Oscar Winner – Best Actress: Simone Signoret, A Room at the Top
Simone Signoiret embodied tragedy better than almost any other actress I can think of. Remember her great performances after A Room at the Top – her work in the over bloated Ship of Fools seems tragically real, her performance as the doomed resistance fight in Army of Shadows is heartbreaking. She was one of those rare actresses who got sexier as she got older – and in Room at the Top she is at the peak of her acting ability. Watch the film and try to not let her break your heart – you will fail.

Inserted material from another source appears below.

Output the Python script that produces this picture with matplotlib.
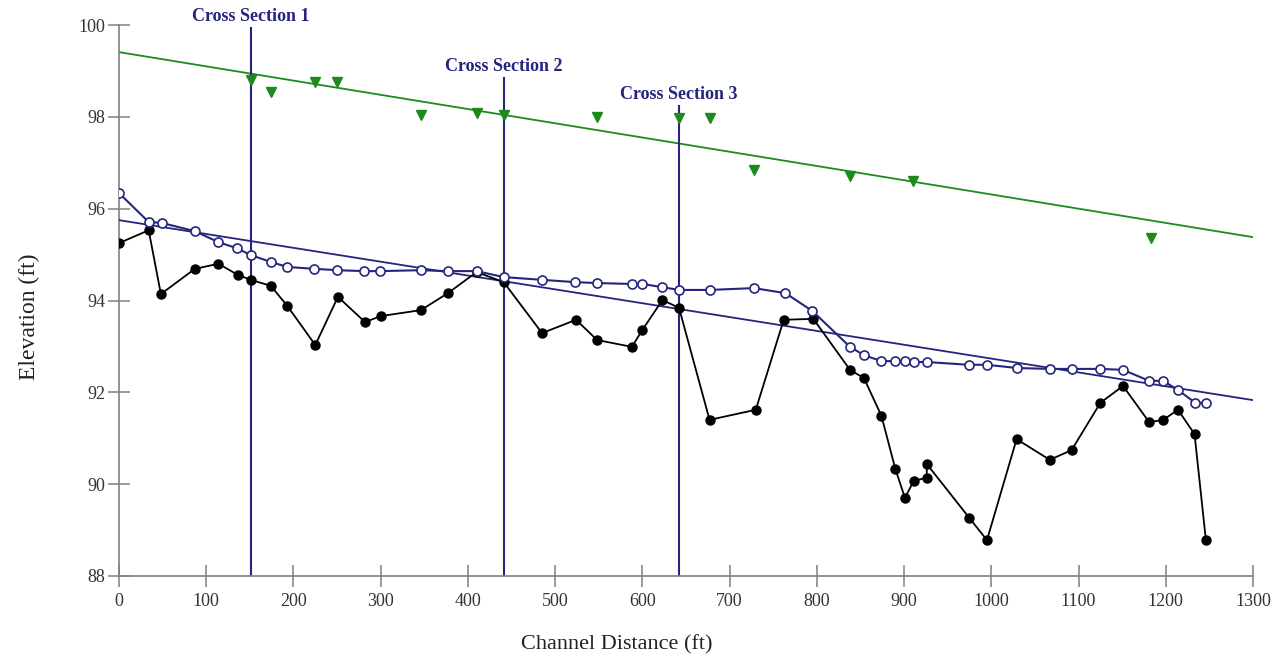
import matplotlib.pyplot as plt

# channel bed profile (thalweg)
bed_x = [0, 34, 48, 87, 114, 136, 151, 174, 193, 225, 251, 282, 300, 346, 377,
         410, 441, 485, 524, 548, 588, 600, 623, 642, 677, 730, 762, 796, 838,
         854, 874, 890, 901, 911, 926, 926, 975, 995, 1029, 1067, 1092, 1125,
         1151, 1181, 1197, 1214, 1233, 1246]
bed_y = [95.25, 95.53, 94.14, 94.69, 94.80, 94.56, 94.45, 94.32, 93.88, 93.03,
         94.08, 93.53, 93.66, 93.79, 94.16, 94.62, 94.40, 93.29, 93.58, 93.14,
         92.99, 93.36, 94.01, 93.84, 91.40, 91.62, 93.58, 93.60, 92.49, 92.31,
         91.49, 90.33, 89.70, 90.07, 90.14, 90.44, 89.26, 88.78, 90.98, 90.53,
         90.74, 91.77, 92.14, 91.35, 91.40, 91.62, 91.09, 88.78]

# water surface profile
ws_x = [0, 34, 49, 87, 114, 135, 151, 174, 193, 224, 250, 281, 299, 346, 377,
        410, 441, 485, 523, 548, 588, 600, 623, 642, 677, 728, 764, 795, 838,
        854, 874, 890, 901, 911, 926, 974, 995, 1029, 1067, 1092, 1125, 1151,
        1181, 1197, 1214, 1234, 1246]
ws_y = [96.34, 95.71, 95.69, 95.51, 95.27, 95.14, 94.99, 94.84, 94.73, 94.69,
        94.66, 94.64, 94.64, 94.66, 94.64, 94.64, 94.51, 94.45, 94.40, 94.38,
        94.36, 94.36, 94.29, 94.23, 94.23, 94.27, 94.16, 93.77, 92.99, 92.81,
        92.68, 92.68, 92.68, 92.66, 92.66, 92.60, 92.60, 92.53, 92.51, 92.51,
        92.51, 92.49, 92.25, 92.25, 92.05, 91.77, 91.77]

# bank / high water marks
mark_x = [151, 174, 225, 250, 346, 410, 441, 548, 642, 677, 728, 838, 910, 1183]
mark_y = [98.80, 98.54, 98.76, 98.76, 98.04, 98.08, 98.04, 98.00, 97.97, 97.97,
          96.84, 96.71, 96.60, 95.36]

# fitted trend lines (end points)
trend_x = [0, 1300]
ws_trend_y = [95.75, 91.83]
mark_trend_y = [99.41, 95.38]

# cross section locations
xs_names = ["Cross Section 1", "Cross Section 2", "Cross Section 3"]
xs_x = [151, 441, 642]
xs_top = [99.96, 98.87, 98.26]

navy = "#25257f"
green = "#1c8a1c"
gray = "#808080"

plt.rcParams["font.family"] = ["Liberation Serif", "DejaVu Serif"]

fig = plt.figure(figsize=(12.77, 6.59), dpi=100)
ax = fig.add_axes([0.0932, 0.126, 0.8880, 0.836])

ax.plot(trend_x, mark_trend_y, color=green, lw=1.3, zorder=2)
ax.plot(mark_x, mark_y, linestyle="none", marker="v", ms=7.5,
        color=green, zorder=3)

ax.vlines(xs_x, 88, xs_top, color=navy, lw=1.5, zorder=2)
for name, x, top in zip(xs_names, xs_x, xs_top):
    ax.text(x, top + 0.05, name, ha="center", va="bottom", color=navy,
            fontsize=13, fontweight="bold", clip_on=False)

ax.plot(trend_x, ws_trend_y, color=navy, lw=1.3, zorder=3)
ax.plot(bed_x, bed_y, color="black", lw=1.3, marker="o", ms=6.5,
        markerfacecolor="black", zorder=4)
ax.plot(ws_x, ws_y, color=navy, lw=1.5, marker="o", ms=6.5,
        markerfacecolor="white", markeredgewidth=1.2, zorder=5)

ax.set_xlim(0, 1300)
ax.set_ylim(88, 100)
ax.set_xticks(range(0, 1301, 100))
ax.set_yticks(range(88, 101, 2))

for side in ["top", "right"]:
    ax.spines[side].set_visible(False)
for side in ["left", "bottom"]:
    ax.spines[side].set_color(gray)
    ax.spines[side].set_linewidth(1.2)

ax.tick_params(direction="inout", length=16, width=1.1, color=gray,
               labelsize=13, labelcolor="#333333")
ax.tick_params(axis="x", pad=4)
ax.tick_params(axis="y", pad=2)

ax.set_xlabel("Channel Distance (ft)", fontsize=16, color="#222222")
ax.set_ylabel("Elevation (ft)", fontsize=17, color="#222222")
ax.xaxis.set_label_coords(0.439, -0.108)
ax.yaxis.set_label_coords(-0.070, 0.47)

fig.savefig("out.png", dpi=100, facecolor="white")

Oscar Winner – Best Supporting Actor: Hugh Griffth, Ben-Hur
This win has always somewhat mystified me. Yes, Hugh Griffth is great fun (if you can get over the inherent racism of the role) as a Sheik slave trader. But in nearly three and half hours of movie, he’s barely in the damn thing. Much better would have been Stephen Boyd, who is far and away the best in the film, as Ben-Hur’s rival (and according to screenwriter Gore Vidal, former lover as well. He let Boyd in on the secret, but not Heston, giving their scenes together an odd, but wonderful, feel to them). Of the nominees, I easily would have gone with George C. Scott as the prosecutor in Anatomy of a Murder.

Oscar Winner – Best Supporting Actress: Shelley Winters, The Diary of Anne Frank
I really don’t have an excuse for not watching The Diary of Anne Frank – other than the fact that I have seen so many Holocaust films that there are often times when I don’t think I could watching another one – especially a long one. I have faith that Shelley Winters is great in her role – she always was great, even if the Academy wouldn’t nominate her for her best work in Night of the Hunter or Lolita. Personally, I think it would have been great for the Academy to give the Oscar to Susan Kohner’s groundbreaking work, or even Juanita Moore’s heartbreaking work, in Imitation of Life – but how can melodrama really compete with the Holocaust at the Oscars?